How ACH Payments Can Help Healthcare Providers

by Priscilla Holland 0

Thanks to the Affordable Care Act (ACA), a new electronic funds transfer (EFT) standard and associated operating rules requires healthcare payers to submit claims payments via ACH whenever requested. The Healthcare EFT Standard, which went into effect Jan. 1, offers medical providers new opportunities to reduce costs, streamline accounting processes and improve operating efficiencies—ultimately allowing them to spend more time with patients and less time on paperwork.

In the past, the lack of an EFT standard placed a heavy burden on providers. NACHA collaborated with the Council for Affordable Quality Healthcare in 2010 to research how healthcare providers and health plans use EFTs and found several problem areas with the former system. Providers interested in receiving EFT payments had to deal with a variety of enrollment procedures, and transactions were often delayed. There was also no requirement for reassociation of data to be included with the payment—making it difficult to match payments with electronic remittance advices.

With the new Healthcare EFT Standard in effect, enrollment, security and reassociation processes have all been established, making it easier, safer and more efficient for healthcare providers to receive EFT payments via the ACH network. Although the new rule does not prohibit providers from using other payment options for claims reimbursements, EFT payments via ACH provide a number of benefits other electronic payment options and paper checks do not.
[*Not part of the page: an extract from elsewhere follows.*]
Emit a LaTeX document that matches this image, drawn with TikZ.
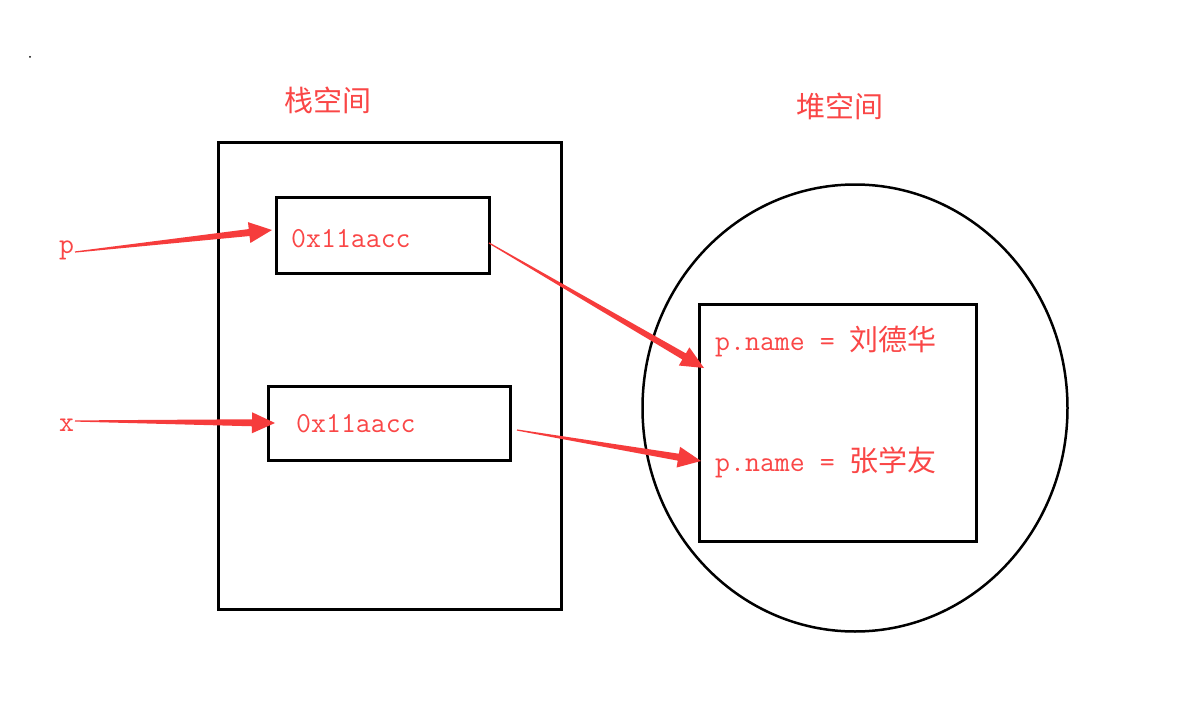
\documentclass[tikz,border=0pt]{standalone}
\usepackage{fontspec}
\usetikzlibrary{calc,shapes.geometric}
\newfontfamily\cjk{Noto Sans CJK SC}
\definecolor{ared}{RGB}{246,60,60}
\definecolor{tred}{RGB}{250,70,70}
\newcommand\taperarrow[2]{%
  \coordinate (hb) at ($(#2)!23pt!(#1)$);
  \fill[ared] ($(#1)!0.6pt!90:(#2)$) -- ($(hb)!3.5pt!90:(#2)$) -- ($(hb)!10.5pt!90:(#2)$) -- (#2)
    -- ($(hb)!10.5pt!-90:(#2)$) -- ($(hb)!3.5pt!-90:(#2)$) -- ($(#1)!0.6pt!-90:(#2)$) -- cycle;}
\tikzset{
  box/.style={draw=black, line width=3pt, anchor=north west, inner sep=0pt},
  lbl/.style={text=tred, inner sep=0pt, anchor=base west, font=\ttfamily\fontsize{29}{33}\selectfont},
  ttl/.style={text=tred, inner sep=0pt, font=\cjk\fontsize{29}{32}\selectfont},
}
\begin{document}
\begin{tikzpicture}[x=1pt,y=-1pt]
\useasboundingbox[fill=white] (0,0) rectangle (1200,701);
\fill (30,57) circle (1);
% titles
\node[ttl] (t1) at (328,100) {栈空间};
\node[ttl] (t2) at (840,106) {堆空间};
% stack
\node[box, minimum width=343, minimum height=467] (stack) at (217,141) {};
\node[box, minimum width=213, minimum height=76] (b1) at (275,196) {};
\node[box, minimum width=242, minimum height=74] (b2) at (267,385) {};
% heap
\node[draw=black, line width=2.5pt, ellipse, inner sep=0pt, minimum width=425, minimum height=447] (heap) at (855,408) {};
\node[box, minimum width=277, minimum height=237] (hr) at (698,303) {};
% texts
\node[lbl] (v1) at (291,247) {0x11aacc};
\node[lbl] (v2) at (296,432) {0x11aacc};
\node[lbl] (p) at (59,253) {p};
\node[lbl] (x) at (59,431) {x};
\node[lbl] (n1) at (715,350) {p.name = {\cjk\fontsize{29}{32}\selectfont 刘德华}};
\node[lbl] (n2) at (715,471) {p.name = {\cjk\fontsize{29}{32}\selectfont 张学友}};
% arrows
\coordinate (pS) at (75,252);
\coordinate (pE) at (272,230);
\coordinate (xS) at (75,421);
\coordinate (xE) at (275,423);
\coordinate (aS) at (489,243);
\coordinate (aE) at (704,368);
\coordinate (bS) at (517,430);
\coordinate (bE) at (701,461);
\taperarrow{pS}{pE}
\taperarrow{xS}{xE}
\taperarrow{aS}{aE}
\taperarrow{bS}{bE}
\end{tikzpicture}
\end{document}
For example, the new standard offers providers significant cost savings over other payment types. The cost of receiving a claims payment using the Healthcare EFT Standard is, on average, $.34. Other EFT payment types, such as wire transfers can cost an average of $10.73 and credit or virtual cards cost providers an average of 3 percent of the claim amount per transaction.

Those cost reductions, combined with additional savings on items like paper, could save physician practices and hospitals an estimated $3 billion to $4.5 billion over the next 10 years, according to preliminary estimates from the Department of Health and Human Services.

Use of the Healthcare EFT Standard can also boost provider efficiency. The new standard includes a reassociation number, which makes matching outstanding claims with payments quick and easy for providers’ accounting offices. The Healthcare EFT Standard is the only payment method with this feature. Working with a provider’s practice management system to match outstanding claims with payments and update the patient accounts can help facilitate a fully electronic practice.

Additionally, healthcare EFTs via ACH are more secure than checks, which continue to be the dominant payment form targeted by fraudsters, and all transactions are compliant with HIPAA privacy standards. They also offer a quicker alternative to paper checks or card payments. Healthcare EFTs via ACH funds are available on the day received by the provider’s bank, and the transferred funds are available up to seven days faster than with paper checks. ACH payments funds are also available faster than credit card or virtual card funds that are deposited to the provider account, on average, two to four days after the transactions are processed in the provider’s office.

Providers can easily begin realizing the benefits of using the new Healthcare EFT Standard. To get started, providers simply have to contact their health plans, choose the Healthcare EFT Standard and provide the plans with their payment information.